The promise of a more liquid market is tempting companies across the pond, but is it worth it?
March 19, 2024
  • Companies are drawn to the US market by the promise of greater liquidity 
  • But will moving to a more liquid market deliver a boost to valuations?

Last year was the London stock market’s quietest in over a decade. According to EY data, just 23 issuers listed, down from 45 in 2022. Further exits could follow in 2024, and the pull of a US listing continues to worry the City. 

Last year, the world's biggest building materials supplier, CRH (CRH), moved its primary listing to the US, pointing to the opportunity for “increased commercial, operational and acquisition opportunities”. Polling company YouGov (YOU) is also considering a move, citing America's appetite for marketing data. Although these drivers are company-specific, there are more generic motivations, too. 

Gambling group Flutter (FLTR) started trading on the New York Stock Exchange (NYSE) at the end of January, and now intends to move its primary listing to the US later this year. The board believes that doing so will unlock long-term benefits by “giving the group access to much deeper capital markets” and “providing greater overall liquidity in Flutter shares”. The pull of the highly liquid US market is strong. But is it all it’s cracked up to be? 

 

Why liquidity matters

In very simple terms, liquidity describes how easily an asset can be bought or sold in a market, at a price reflecting its intrinsic value. If you bought a share for $20 and were immediately able to sell it for the same price, the market would be very liquid. But if you found yourself unable to sell it at all, it would be a sign that the market was entirely illiquid. Liquidity is hugely desirable when it comes to equities: the more liquid a market is, the more easily investors can respond to changing market conditions by entering and exiting positions.

But like so many simple-sounding concepts in economics, the reality is rather more complicated, and there are different ways of measuring market liquidity. One is the bid-ask spread. The bigger the gap between the seller and buyer’s demands, the less likely they are to agree on a price, and the less likely a transaction is to occur. A narrow bid-ask spread implies more transactions and higher volumes – meaning greater market liquidity.

Most traded US shares last week 

Name

 

Share volume

Tesla

US:TSLA

82,858,994

 

Advanced Micro Devices

US: AMD

70,253,386

Nvidia

US: NVDA

61,720,959

Rivian Automotive

US: RIVN

56,031,569

Apple

US: AAPL

55,307,219

 

Source: Nasdaq, 12 March 2024

Share turnover provides valuable insight, too. This measure compares the number of shares that did change hands over a period with the number of outstanding shares that could have changed hands over a period. The higher the turnover, the more liquid we assume the market to be. According to research from Nasdaq, the US market trades around $363bn each day – more than four times the liquidity of all European markets combined. 

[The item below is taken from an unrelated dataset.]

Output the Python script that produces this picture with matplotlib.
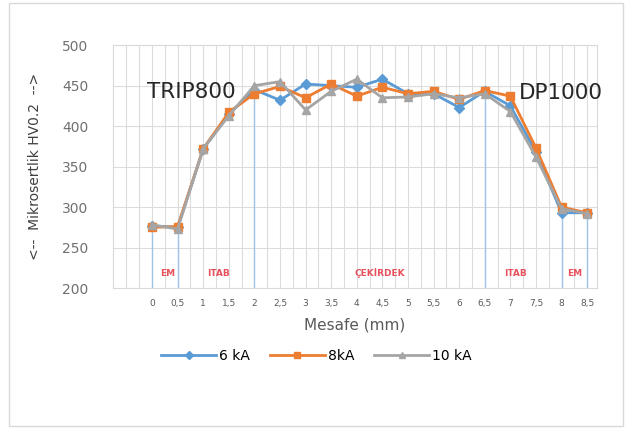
import numpy as np
import matplotlib
matplotlib.use("Agg")
import matplotlib.pyplot as plt
from matplotlib.patches import Rectangle

# distance (mm) and tick labels
mesafe = [0, 0.5, 1, 1.5, 2, 2.5, 3, 3.5, 4, 4.5, 5, 5.5, 6, 6.5, 7, 7.5, 8, 8.5]
tick_labels = ["0", "0,5", "1", "1,5", "2", "2,5", "3", "3,5", "4", "4,5",
               "5", "5,5", "6", "6,5", "7", "7,5", "8", "8,5"]

# hardness HV0.2
hv_6ka = [277, 275, 372, 415, 445, 432, 452, 450, 448, 458,
          440, 440, 423, 443, 425, 368, 293, 293]
hv_8ka = [275, 276, 372, 417, 440, 449, 435, 452, 437, 448,
          440, 443, 433, 444, 437, 373, 300, 293]
hv_10ka = [278, 273, 372, 413, 450, 455, 420, 443, 458, 435,
           436, 440, 435, 440, 418, 362, 298, 292]

# zone boundaries (drop lines) and zone labels
boundary_x = [0, 0.5, 2, 6.5, 8, 8.5]
boundary_top = [277, 276, 445, 444, 300, 293]
zone_names = ["EM", "ITAB", "ÇEKİRDEK", "ITAB", "EM"]
zone_x = [0.3, 1.3, 4.45, 7.1, 8.25]

fig = plt.figure(figsize=(6.25, 4.3), dpi=100)
fig.patches.append(Rectangle((9 / 625, 1 - 426 / 430), 614 / 625, 423 / 430,
                             transform=fig.transFigure, fill=False,
                             edgecolor="#d9d9d9", linewidth=1.0))
ax = fig.add_axes([0.181, 0.330, 0.774, 0.565])

# light grid every 0.25 mm
for gx in np.arange(-0.5, 8.76, 0.25):
    ax.axvline(gx, color="#dcdcdc", linewidth=0.8, zorder=0)
for gy in range(250, 500, 50):
    ax.axhline(gy, color="#dcdcdc", linewidth=0.8, zorder=0)

for bx, bt in zip(boundary_x, boundary_top):
    ax.plot([bx, bx], [200, bt], color="#9dc3e6", linewidth=1.0, zorder=1)

ax.plot(mesafe, hv_6ka, color="#5b9bd5", marker="D", markersize=5,
        linewidth=2.0, label="6 kA", zorder=3)
ax.plot(mesafe, hv_8ka, color="#ed7d31", marker="s", markersize=6,
        linewidth=2.0, label="8kA", zorder=4)
ax.plot(mesafe, hv_10ka, color="#a5a5a5", marker="^", markersize=6,
        linewidth=2.0, label="10 kA", zorder=5)

for name, zx in zip(zone_names, zone_x):
    ax.text(zx, 218, name, color="#e8505b", fontsize=6.5, fontweight="bold",
            ha="center", va="center", zorder=6)

ax.text(-0.1, 442, "TRIP800", fontsize=15.5, color="#262626", ha="left",
        va="center", zorder=6)
ax.text(7.17, 441, "DP1000", fontsize=15.5, color="#262626", ha="left",
        va="center", zorder=6)

ax.set_xlim(-0.76, 8.69)
ax.set_ylim(200, 500)
ax.set_yticks(range(200, 501, 50))
ax.set_xticks(mesafe)
ax.set_xticklabels(tick_labels)
ax.tick_params(axis="x", labelsize=6.5, colors="#595959", length=0, pad=8)
ax.tick_params(axis="y", labelsize=10, colors="#707070", length=0, pad=18)
for side in ["top", "right", "bottom", "left"]:
    ax.spines[side].set_color("#d9d9d9")

ax.set_xlabel("Mesafe (mm)", fontsize=11, color="#595959", labelpad=7)
ax.set_ylabel("<--  Mikrosertlik HV0.2  -->", fontsize=10, color="#404040",
              labelpad=14)

ax.legend(loc="upper center", bbox_to_anchor=(0.42, -0.2), ncol=3,
          frameon=False, fontsize=10, handlelength=4.0, columnspacing=1.4,
          handletextpad=0.2, markerscale=0.75)

fig.savefig("out.png", dpi=100)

But the US has many more listings, and many more big companies, which can give a misleading impression of liquidity. Nasdaq chief economist Phil Mackintosh points out that even though Apple (US:AAPL) trades around $10bn a day, the stock looks far less liquid once size is taken into account. Trade in Apple shares equates to around 0.82 times its market capitalisation each year. A far smaller company, such as American Airlines (US:AAL), may trade only $396mn per day, but this is equivalent to 10.5 times its market capitalisation. 

When you adjust for company size on a national level, something similar happens again. Although the US trades the most value of all countries, it looks like less of a leader when it comes to turnover. Japan, which has a heavy concentration of smaller microcaps, seems to have consistently higher turnover than the US. The UK still lags behind. 

This matters to boards, because higher liquidity is associated with higher valuations. Last month, Liberum analyst Joachim Klement highlighted a recent study on the relationship between liquidity and company performance. The research found that when higher liquidity decreased the bid-ask spread by one percentage point, company valuations increased by an average of 0.13 percentage points. This is more significant than it sounds: as Klement notes, the study authors use market cap divided by total assets as their valuation measure, meaning the increase would be larger than this figure if a price/earnings valuation metric were used instead. 

Still, Klement warns that “trying to improve stock valuations by moving to a more liquid market may not be the best lever to pull”. Improving governance by one ‘notch’ on the ISS board quality score, for example, can increase valuations by a meatier 0.22 percentage points. Although this requires serious changes in oversight, it is at least “under the board’s control”. The pull of the liquid US market might be strong, but there are gains to be made far closer to home, too.